Man reading Amazon Kindle
'I wouldn’t be surprised if we reached a situation where the majority of the top books are author-published,' said Orna Ross of the UK Alliance of Independent Authors. Photograph: Eyeswideopen/Getty Images

As many as a quarter of the top 100 Kindle books on Amazon.com are from indie publishers, according to data revealed at a trade presentation by the retailer.
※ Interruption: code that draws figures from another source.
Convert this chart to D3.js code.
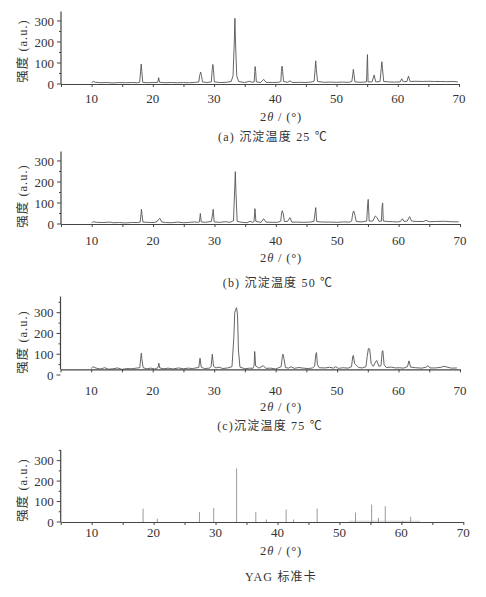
<!DOCTYPE html>
<html><head><meta charset="utf-8">
<script src="https://cdn.jsdelivr.net/npm/d3@7"></script>
<style>body{margin:0;background:#fff}svg{display:block}</style>
</head><body>
<svg id="c" width="486" height="597"></svg>
<script>
// ---- data ----
const xTicks = [10, 20, 30, 40, 50, 60, 70];
const yTicks = [0, 100, 200, 300];
const captions = ["(a) 沉淀温度 25 ℃", "(b) 沉淀温度 50 ℃", "(c)沉淀温度 75 ℃", "YAG 标准卡"];
const xLabel = "2θ / (°)";
const yLabel = "强度 (a.u.)";

const scanA = [
[10.0,6],[10.3,12],[10.6,8],[11.5,6],[12.5,7],[13.5,5],[14.5,7],[15.5,6],[16.5,7],[17.5,6],
[17.85,8],[18.0,60],[18.1,95],[18.2,60],[18.35,8],
[19.0,6],[20.0,7],[20.8,8],[20.95,30],[21.1,8],[22,6],[23,7],[24,6],[25,7],[26,6],[27,8],
[27.5,10],[27.65,40],[27.8,57],[27.95,40],[28.1,10],
[28.8,7],[29.55,10],[29.7,70],[29.8,93],[29.9,70],[30.05,10],
[31,7],[32,8],[32.8,12],[33.1,40],[33.3,200],[33.4,313],[33.5,200],[33.7,40],[34.0,12],
[35,7],[35.8,13],[36.2,8],[36.55,10],[36.65,60],[36.7,83],[36.8,60],[36.9,10],
[37.6,7],[38.1,22],[38.5,8],[39.5,7],[40.5,8],[40.9,12],[41.0,60],[41.1,85],[41.2,60],[41.35,12],
[42.0,8],[42.4,15],[42.8,7],[44,8],[45,7],[46,10],[46.35,14],[46.5,70],[46.6,110],[46.7,70],[46.9,12],
[48,8],[49,9],[50,8],[51,9],[52,8],[52.5,12],[52.65,45],[52.75,70],[52.85,45],[53.0,10],
[54,8],[54.9,10],[55.0,100],[55.05,140],[55.15,10],[55.8,10],[56.15,43],[56.4,10],
[57.1,12],[57.3,75],[57.4,106],[57.5,75],[57.7,12],
[58.5,10],[59.5,9],[60.4,10],[60.65,25],[60.9,11],[61.5,12],[61.75,38],[62.0,12],
[63,13],[64,12],[65,13],[66,12],[67,12],[68,11],[69,12],[69.8,10]
];

const scanB = [
[10.0,6],[10.3,11],[10.8,8],[11.8,7],[13.0,9],[13.5,6],[14.5,7],[15.5,5],[16.5,7],[17.5,7],
[17.9,9],[18.05,50],[18.1,70],[18.2,45],[18.35,9],[19.0,8],[20.0,7],
[20.6,10],[20.9,22],[21.1,27],[21.4,10],[22,7],[23,6],[24,9],[25,6],[26,8],[26.8,10],[27.2,8],
[27.55,10],[27.7,50],[27.85,10],[28.5,8],[29.5,12],[29.7,50],[29.8,70],[29.95,10],
[30.8,8],[31.8,11],[32.5,8],[33.1,15],[33.3,170],[33.4,249],[33.5,150],[33.7,12],
[34.5,8],[35.3,6],[35.8,13],[36.2,8],[36.45,12],[36.6,73],[36.75,12],
[37.6,8],[38.0,25],[38.4,9],[39.5,8],[40.3,8],[40.8,14],[40.95,55],[41.05,63],[41.2,50],[41.4,12],
[41.9,12],[42.3,30],[42.6,9],[43.5,9],[44.5,8],[45.5,9],[46.2,12],[46.4,55],[46.5,78],[46.65,12],
[47.2,10],[48.0,9],[49.0,9],[50.0,8],[51.0,10],[52.0,9],[52.35,14],[52.55,55],[52.7,62],[52.9,40],[53.1,12],
[54.0,10],[54.8,14],[54.95,90],[55.05,117],[55.2,14],[55.8,14],[56.2,38],[56.5,30],[56.8,12],
[57.2,14],[57.3,80],[57.4,100],[57.5,14],[58.2,12],[59.0,11],[59.8,10],
[60.3,12],[60.6,25],[60.9,12],[61.4,14],[61.7,30],[61.8,35],[62.1,14],[63,12],[64.0,12],[64.5,17],[65,11],[66,12],[67.5,13],[68.5,11],[69.8,10]
];

const scanC = [
[10.0,32],[10.3,40],[10.8,33],[11.5,29],[12.2,35],[12.8,28],[13.5,30],[14.3,34],[15,27],[15.8,31],[16.5,30],[17.3,33],
[17.9,35],[18.05,80],[18.15,105],[18.25,75],[18.45,35],[19.0,30],[19.7,33],[20.3,29],
[20.85,35],[21.0,57],[21.15,34],[21.8,30],[22.5,33],[23.3,29],[24.2,34],[25,30],[25.8,33],[26.5,31],[27.0,34],
[27.5,36],[27.7,81],[27.9,38],[28.4,31],[29.2,33],[29.5,40],[29.7,100],[29.9,42],[30.3,34],[30.8,38],[31.4,31],[32.2,34],
[32.9,40],[33.2,180],[33.35,300],[33.5,315],[33.65,324],[33.8,290],[33.95,120],[34.2,38],
[35,30],[35.8,33],[36.3,32],[36.5,45],[36.6,113],[36.75,44],[37.3,33],[38.0,45],[38.4,32],[39.2,33],[40.0,29],
[40.9,40],[41.1,90],[41.2,100],[41.35,80],[41.6,36],[42.1,33],[42.5,40],[43.0,32],[43.8,36],[44.5,33],[45.3,31],[46.0,34],
[46.35,42],[46.55,100],[46.65,108],[46.8,50],[47.1,35],[48.0,34],[48.8,37],[49.4,33],[49.8,40],[50.2,32],[51.0,35],[51.8,33],
[52.35,40],[52.55,90],[52.65,94],[52.85,55],[53.2,45],[53.5,36],[54.1,34],[54.7,40],
[54.9,90],[55.1,128],[55.3,125],[55.55,55],[55.9,42],[56.3,65],[56.45,70],[56.8,42],
[57.15,45],[57.35,115],[57.45,117],[57.65,50],[58.0,36],[58.8,38],[59.5,34],[60.2,35],[60.8,33],
[61.45,40],[61.7,68],[61.95,38],[62.8,35],[63.8,33],[64.5,38],[64.8,45],[65.1,34],[66.0,34],[66.9,37],[67.4,42],[67.9,38],[68.6,33],[69.5,34]
];

const stickPos = [18.3, 20.6, 27.4, 29.7, 33.4, 36.5, 38.2, 41.4, 42.6, 46.4, 52.6, 55.2, 56.3, 57.4, 60.2, 61.5];
const stickInt = [65, 16, 49, 69, 262, 49, 12, 61, 12, 66, 46, 85, 21, 77, 5, 25];

// ---- layout (positions only) ----
const panels = [
  {data: scanA, x0: 61, x1: 459, yMax: 345, y0px: 84, yTopPx: 11.5, axisAt: 0, tickY: 98, labY: 117, capY: 137, capX: 273, yLabY: 51},
  {data: scanB, x0: 61, x1: 460, yMax: 345, y0px: 224, yTopPx: 151.5, axisAt: 0, tickY: 240, labY: 258, capY: 283, capX: 278, yLabY: 196},
  {data: scanC, x0: 60.5, x1: 460, yMax: 378, y0px: 375, yTopPx: 296.5, axisAt: 27, tickY: 390, labY: 407, capY: 426, capX: 270, yLabY: 342},
  {sticks: true, x0: 60.7, x1: 463.3, yMax: 352, y0px: 522, yTopPx: 450, axisAt: 0, tickY: 532, labY: 551, capY: 577, capX: 281, yLabY: 490}
];

const svg = d3.select("#c");
const txtCol = "#333";
const serif = "'Liberation Serif','Times New Roman','Noto Sans CJK SC',serif";

panels.forEach((p, i) => {
  const x = d3.scaleLinear().domain([5, 70]).range([p.x0, p.x1]);
  const y = d3.scaleLinear().domain([0, p.yMax]).range([p.y0px, p.yTopPx]);
  const g = svg.append("g");
  const axisY = y(p.axisAt);

  if (p.sticks) {
    g.append("line").attr("x1", x(51.5)).attr("x2", x(63)).attr("y1", axisY - 0.8).attr("y2", axisY - 0.8)
      .attr("stroke", "#bbb").attr("stroke-width", 0.7);
    g.selectAll("line.stk").data(stickPos).enter().append("line").attr("class", "stk")
      .attr("x1", d => x(d)).attr("x2", d => x(d))
      .attr("y1", axisY).attr("y2", (d, k) => y(stickInt[k]))
      .attr("stroke", "#9a9a9a").attr("stroke-width", 1);
  } else {
    const line = d3.line().x(d => x(d[0])).y(d => y(d[1]));
    g.append("path").datum(p.data).attr("d", line)
      .attr("fill", "none").attr("stroke", "#555").attr("stroke-width", 0.9);
  }

  // x axis
  const xa = g.append("g").attr("transform", `translate(0,${axisY})`)
    .call(d3.axisBottom(x).tickValues(d3.range(5, 71, 5)).tickSize(3).tickSizeOuter(0).tickFormat(""));
  xa.select(".domain").attr("stroke", "#444").attr("stroke-width", 1.2);
  xa.selectAll(".tick line").attr("stroke", "#444");
  g.selectAll("text.xt").data(xTicks).enter().append("text").attr("class", "xt")
    .attr("x", d => x(d)).attr("y", p.tickY).attr("dy", "0.35em")
    .attr("text-anchor", "middle").attr("font-family", serif).attr("font-size", 13).attr("fill", txtCol)
    .text(d => d);

  // y axis
  const ya = g.append("g").attr("transform", `translate(${p.x0},0)`)
    .call(d3.axisLeft(y).tickValues(d3.range(0, p.yMax, 50)).tickSize(0).tickSizeOuter(0).tickFormat(""));
  ya.select(".domain").attr("stroke", "#444").attr("stroke-width", 1.2)
    .attr("d", `M0,${p.yTopPx}V${axisY}`);
  g.selectAll("line.ytk").data(d3.range(0, p.yMax, 50)).enter().append("line").attr("class", "ytk")
    .attr("x1", p.x0).attr("x2", d => p.x0 - (d % 100 === 0 ? 4 : 2))
    .attr("y1", d => y(d)).attr("y2", d => y(d)).attr("stroke", "#444");
  g.selectAll("text.yt").data(yTicks).enter().append("text").attr("class", "yt")
    .attr("x", p.x0 - 7).attr("y", d => y(d)).attr("dy", "0.35em")
    .attr("text-anchor", "end").attr("font-family", serif).attr("font-size", 13).attr("fill", txtCol)
    .text(d => d);

  // y label
  g.append("text").attr("transform", `translate(23,${p.yLabY}) rotate(-90)`)
    .attr("text-anchor", "middle").attr("dy", "0.35em").attr("letter-spacing", 1)
    .attr("font-family", serif).attr("font-size", 12.5).attr("fill", txtCol).text(yLabel);

  // x label
  const xl = g.append("text").attr("x", 281).attr("y", p.labY).attr("dy", "0.35em")
    .attr("text-anchor", "middle").attr("font-family", serif).attr("font-size", 12.5).attr("fill", txtCol)
    .attr("letter-spacing", 0.8);
  xl.append("tspan").text("2");
  xl.append("tspan").attr("font-style", "italic").text("θ");
  xl.append("tspan").text(" / (°)");

  // caption
  g.append("text").attr("x", p.capX).attr("y", p.capY).attr("dy", "0.35em")
    .attr("text-anchor", "middle").attr("font-family", serif).attr("font-size", 12).attr("fill", txtCol)
    .attr("letter-spacing", 1.2)
    .text(captions[i]);
});
</script>
</body></html>
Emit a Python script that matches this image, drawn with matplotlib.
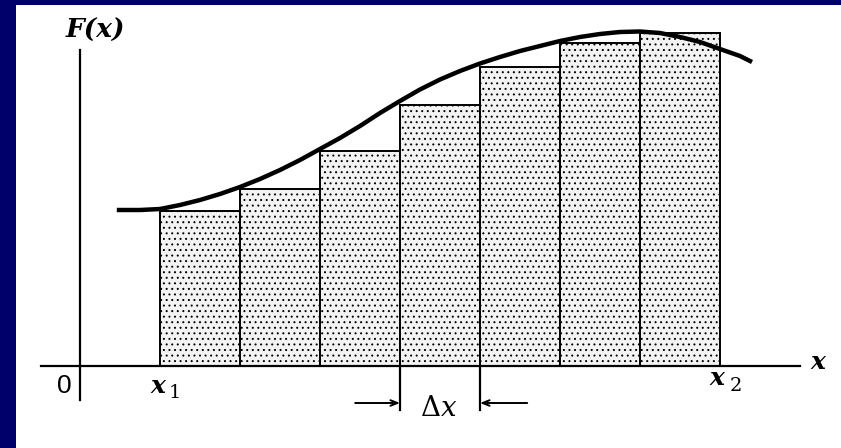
import matplotlib

matplotlib.use("Agg")
import matplotlib.pyplot as plt
from matplotlib.patches import Rectangle

# Riemann sum sketch: data units (x in steps of dx, y arbitrary)
bar_left = [1, 2, 3, 4, 5, 6, 7]
bar_height = [1.55, 1.77, 2.15, 2.61, 2.99, 3.23, 3.33]

curve_x = [0.46, 0.75, 1.00, 1.25, 1.50, 1.75, 2.00, 2.25, 2.50, 2.75,
           3.00, 3.25, 3.50, 3.75, 4.00, 4.25, 4.50, 4.75, 5.00, 5.25,
           5.50, 5.75, 6.00, 6.25, 6.50, 6.75, 7.00, 7.25, 7.50, 7.75,
           8.00, 8.25, 8.40]
curve_y = [1.56, 1.56, 1.57, 1.61, 1.66, 1.72, 1.79, 1.87, 1.96, 2.06,
           2.17, 2.28, 2.40, 2.53, 2.65, 2.765, 2.865, 2.95, 3.025, 3.09,
           3.15, 3.20, 3.25, 3.29, 3.32, 3.34, 3.345, 3.33, 3.29, 3.24,
           3.17, 3.10, 3.04]

x_axis_span = [-0.49, 9.0]
y_axis_span = [-0.34, 3.16]
dx_marks = [4, 5]

NAVY = "#00006a"

plt.rcParams["hatch.color"] = "#a8a8a8"
plt.rcParams["hatch.linewidth"] = 0.7
plt.rcParams["mathtext.fontset"] = "dejavuserif"

fig = plt.figure(figsize=(8.41, 4.48), dpi=100)
ax = fig.add_axes([0, 0, 1, 1])
ax.set_xlim(-1.0, 9.5125)
ax.set_ylim(-0.82, 3.66)
ax.axis("off")

ax.bar(bar_left, bar_height, width=1, align="edge", facecolor="#f3f3f3",
       edgecolor="black", linewidth=1.4, hatch="...", zorder=2)

ax.plot(curve_x, curve_y, color="black", lw=3.2, solid_capstyle="butt",
        solid_joinstyle="round", zorder=3)

# axes
ax.plot(x_axis_span, [0, 0], color="black", lw=1.6, zorder=4)
ax.plot([0, 0], y_axis_span, color="black", lw=1.6, zorder=4)

# dx markers
for xm in dx_marks:
    ax.plot([xm, xm], [-0.02, -0.44], color="black", lw=1.6, zorder=4)
arrow = dict(arrowstyle="->,head_length=0.5,head_width=0.2",
             color="black", lw=1.4, shrinkA=0, shrinkB=0)
ax.annotate("", xy=(dx_marks[0], -0.37), xytext=(dx_marks[0] - 0.56, -0.37),
            arrowprops=arrow)
ax.annotate("", xy=(dx_marks[1], -0.37), xytext=(dx_marks[1] + 0.59, -0.37),
            arrowprops=arrow)

bi = dict(family="DejaVu Serif", weight="bold", style="italic")
ax.text(0.19, 3.36, "F(x)", fontsize=19, ha="center", va="center", **bi)
ax.text(9.22, 0.04, "x", fontsize=18, ha="center", va="center", **bi)
ax.text(0.97, -0.20, "x", fontsize=18, ha="center", va="center", **bi)
ax.text(1.19, -0.27, "1", fontsize=14, ha="center", va="center",
        family="DejaVu Serif")
ax.text(7.96, -0.12, "x", fontsize=18, ha="center", va="center", **bi)
ax.text(8.20, -0.20, "2", fontsize=14, ha="center", va="center",
        family="DejaVu Serif")
ax.text(-0.19, -0.20, "0", fontsize=19, ha="center", va="center",
        family="Liberation Sans")
ax.text(4.48, -0.42, r"$\Delta x$", fontsize=20, ha="center", va="center")

# slide frame
fig.add_artist(Rectangle((0, 0), 16 / 841, 1, transform=fig.transFigure,
                         facecolor=NAVY, edgecolor="none", zorder=10))
fig.add_artist(Rectangle((0, 1 - 5 / 448), 1, 5 / 448,
                         transform=fig.transFigure,
                         facecolor=NAVY, edgecolor="none", zorder=10))

fig.savefig("out.png", dpi=100)
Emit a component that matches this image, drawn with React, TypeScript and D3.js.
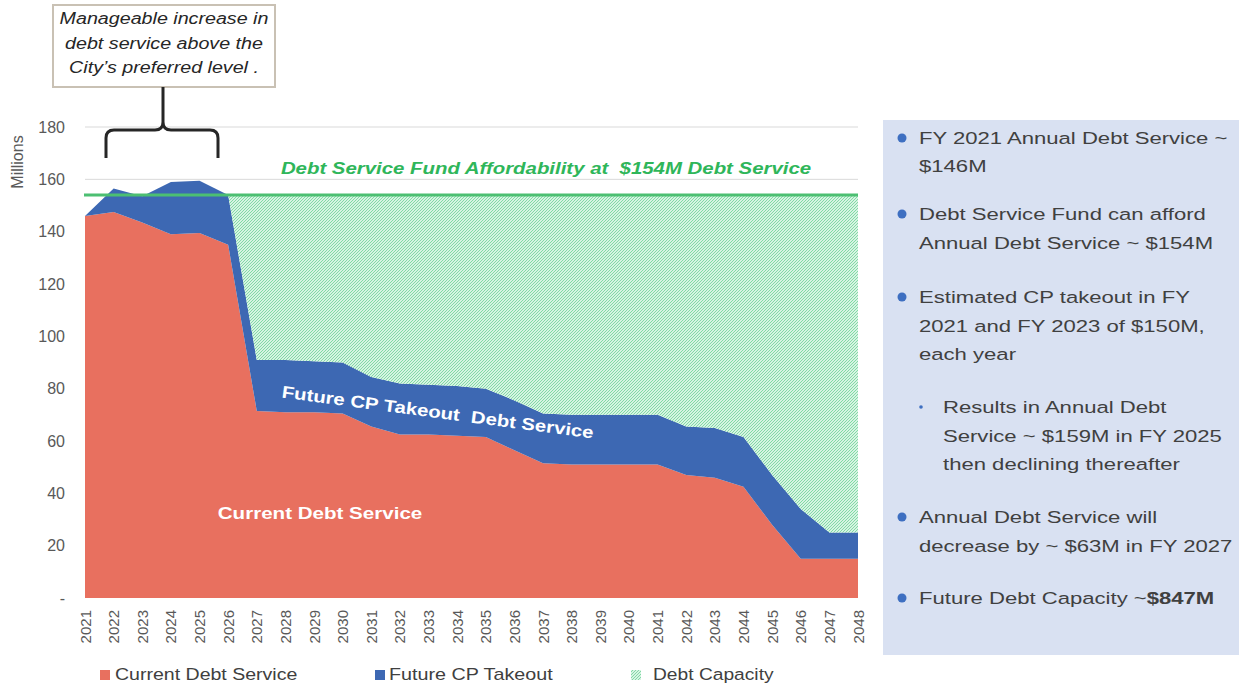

A chart detailing the 25 top-selling indie titles in 2012 was passed on by an audience member via Twitter. Though the term indie is broad, covering everything from self-published authors to publishing houses that fall outside the big six, the news has been interpreted as a victory for the go-it-alone author. However in the US the term has come to mean self-published. A spokeswoman for Amazon.com said: "This figure is referring to Kindle books on Amazon.com in 2012, with 'indie' meaning books self-published via Kindle Direct Publishing (KDP). So a quarter of the top 100 bestselling Kindle books on Amazon.com in 2012 were self-published via KDP."

Writer.ly , an online marketplace that connects authors with freelance editors, book designers and marketeers, tweeted a picture of the chart on Wednesday. It displayed the top 100 books, with about a quarter of the covers highlighted, under the title "A Quarter of top 100 on Amazon.com Indie-Published".